When this fails (and fail it surely will), the left will go back to Alinsky’s little list and find another tactic to use. What they can’t accept is that we can also read the same book, understand it, and apply it ourselves. There’s nothing inherently “liberal” or “progressive” about Alinsky’s rules — they can be used equally well by either side. If anything, they have a bias in favor of the opposition and against the establishment — and right now, the left IS the establishment.
Further, they can be used to counteract each other exceptionally well, as demonstrated above.
They’ve worked their way through Rules 1, 2, 3, 4, 5, 6, and 13. With the “raaaaacist” accusation, they’ve shown they don’t grasp Rule 7. (Personally, I don’t quite grasp Rule 11. I’m gonna have to give that one some thought and some reading.) So, what will they do next?
I’d rather not speculate. I’d rather not give them any ideas.
But when it starts to develop, we will definitely see how it fits into the Rules — because we can be pretty damned certain that it will, somehow.
And that will tell us how best we can make it blow up in their faces.

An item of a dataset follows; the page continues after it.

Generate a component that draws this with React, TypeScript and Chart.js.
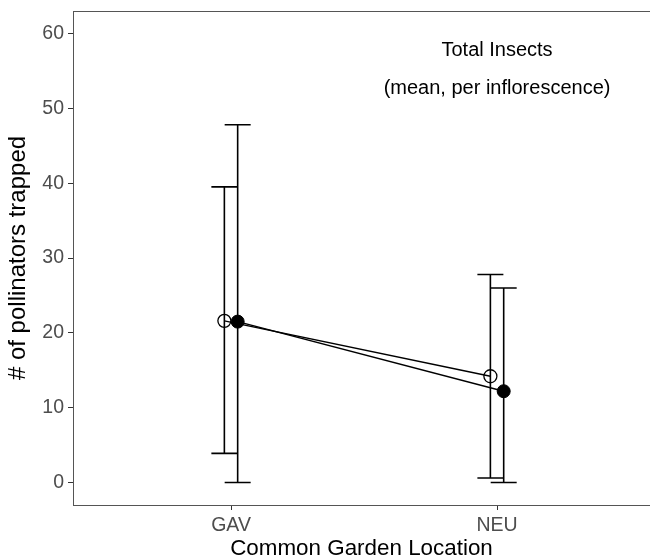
import React, { useEffect, useRef } from "react";
import { Chart, registerables } from "chart.js";

Chart.register(...registerables);

const categories = ["GAV", "NEU"];
const openMean = [21.6, 14.2];
const openLower = [3.9, 0.6];
const openUpper = [39.5, 27.8];
const filledMean = [21.5, 12.2];
const filledLower = [0, 0];
const filledUpper = [47.8, 26.0];
const yTicks = [0, 10, 20, 30, 40, 50, 60];
const annotationLines = ["Total Insects", "(mean, per inflorescence)"];
const annotationY = [57.7, 52.7];
const annotationX = 2;
const dodge = 0.025;

const FONT = "'Liberation Sans', Arial, sans-serif";

const groups = [
  { mean: openMean, lower: openLower, upper: openUpper, off: -dodge },
  { mean: filledMean, lower: filledLower, upper: filledUpper, off: dodge },
];

const errorBarPlugin = {
  id: "errorBars",
  beforeDatasetsDraw(chart: any) {
    const { ctx, scales } = chart;
    const xs = scales.x;
    const ys = scales.y;
    ctx.save();
    ctx.strokeStyle = "#000";
    ctx.lineWidth = 1.6;
    const half = 13;
    groups.forEach((g) => {
      categories.forEach((_, i) => {
        const px = xs.getPixelForValue(i + 1 + g.off);
        const pl = ys.getPixelForValue(g.lower[i]);
        const pu = ys.getPixelForValue(g.upper[i]);
        ctx.beginPath();
        ctx.moveTo(px, pl);
        ctx.lineTo(px, pu);
        ctx.moveTo(px - half, pl);
        ctx.lineTo(px + half, pl);
        ctx.moveTo(px - half, pu);
        ctx.lineTo(px + half, pu);
        ctx.stroke();
      });
    });
    ctx.restore();
  },
  afterDraw(chart: any) {
    const { ctx, chartArea, scales } = chart;
    ctx.save();
    ctx.strokeStyle = "#555";
    ctx.lineWidth = 1;
    ctx.beginPath();
    ctx.moveTo(chartArea.left, chartArea.top + 0.5);
    ctx.lineTo(chartArea.right + 10, chartArea.top + 0.5);
    ctx.moveTo(chartArea.left, chartArea.bottom + 0.5);
    ctx.lineTo(chartArea.right + 10, chartArea.bottom + 0.5);
    ctx.stroke();
    ctx.fillStyle = "#000";
    ctx.font = `20px ${FONT}`;
    ctx.textAlign = "center";
    ctx.textBaseline = "middle";
    annotationLines.forEach((t, i) => {
      ctx.fillText(
        t,
        scales.x.getPixelForValue(annotationX),
        scales.y.getPixelForValue(annotationY[i])
      );
    });
    ctx.restore();
  },
};

export default function App() {
  const ref = useRef<HTMLCanvasElement | null>(null);
  useEffect(() => {
    if (!ref.current) return;
    const chart = new Chart(ref.current, {
      type: "scatter",
      data: {
        datasets: [
          {
            data: categories.map((_, i) => ({ x: i + 1 - dodge, y: openMean[i] })),
            showLine: true,
            borderColor: "#000",
            borderWidth: 1.5,
            pointRadius: 6.5,
            pointBorderWidth: 1.3,
            pointBackgroundColor: "rgba(0,0,0,0)",
            pointBorderColor: "#000",
          },
          {
            data: categories.map((_, i) => ({ x: i + 1 + dodge, y: filledMean[i] })),
            showLine: true,
            borderColor: "#000",
            borderWidth: 1.5,
            pointRadius: 6.5,
            pointBorderWidth: 1,
            pointBackgroundColor: "#000",
            pointBorderColor: "#000",
          },
        ],
      },
      options: {
        animation: false,
        responsive: false,
        devicePixelRatio: 1,
        layout: { autoPadding: false, padding: { top: 11, right: 0, left: 0, bottom: 0 } },
        plugins: { legend: { display: false }, tooltip: { enabled: false } },
        scales: {
          x: {
            type: "linear",
            min: 0.406,
            max: 2.575,
            afterBuildTicks: (s: any) => {
              s.ticks = categories.map((_, i) => ({ value: i + 1 }));
            },
            afterFit: (s: any) => {
              s.height = 55;
              s.paddingLeft = 0;
              s.paddingRight = 0;
            },
            ticks: {
              callback: (v: any) => categories[Math.round(Number(v)) - 1] ?? "",
              color: "#4d4d4d",
              font: { family: FONT, size: 19.5 },
              padding: 4,
              maxRotation: 0,
            },
            grid: { drawOnChartArea: false, drawTicks: true, tickLength: 5, color: "#333" },
            border: { display: false },
            title: {
              display: true,
              text: "Common Garden Location",
              color: "#000",
              font: { family: FONT, size: 22.4 },
              padding: { top: 0, bottom: -2 },
            },
          },
          y: {
            type: "linear",
            min: -3,
            max: 63,
            afterBuildTicks: (s: any) => {
              s.ticks = yTicks.map((v) => ({ value: v }));
            },
            afterFit: (s: any) => {
              s.width = 73;
              s.paddingTop = 0;
              s.paddingBottom = 0;
            },
            ticks: {
              color: "#4d4d4d",
              font: { family: FONT, size: 19.5 },
              padding: 4,
            },
            grid: { drawOnChartArea: false, drawTicks: true, tickLength: 5, color: "#333" },
            border: { display: true, color: "#555", width: 1 },
            title: {
              display: true,
              text: "# of pollinators trapped",
              color: "#000",
              font: { family: FONT, size: 24 },
              padding: { top: 4, bottom: 0 },
            },
          },
        },
      },
      plugins: [errorBarPlugin],
    });
    return () => chart.destroy();
  }, []);
  return (
    <div style={{ position: "fixed", left: 0, top: 0, width: 650, height: 560, background: "#fff" }}>
      <canvas ref={ref} width={650} height={560} style={{ width: 650, height: 560, display: "block" }} />
    </div>
  );
}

They should be used to that sort of thing. Remember William Ayers? He was a leader in the Weather Underground, a domestic terrorist group from the 1960’s and 1970’s that set off quite a few bombs and killed a few people, before he became a political kingmaker in Chicago and started Barack Obama on the path that led him to the White House. Well, the single most fatal bombing the Weather Underground ever pulled off was when they were preparing to bomb a military dance, intending to kill a bunch of enlisted men and their dates. Someone screwed up, and instead they blew three of themselves to bits in what is best described as an “own goal.”
Let’s give old BIlly a flashback to the fun and games that cost him the lives of a couple of friends and his girlfriend at the time. Let’s take the political machinations of his protege and his movement and blow them up in their faces, too.
And while we do it, let’s laugh. Let’s laugh real loud. After all, as Saul said in Rule 6, “A good tactic is one your people enjoy.”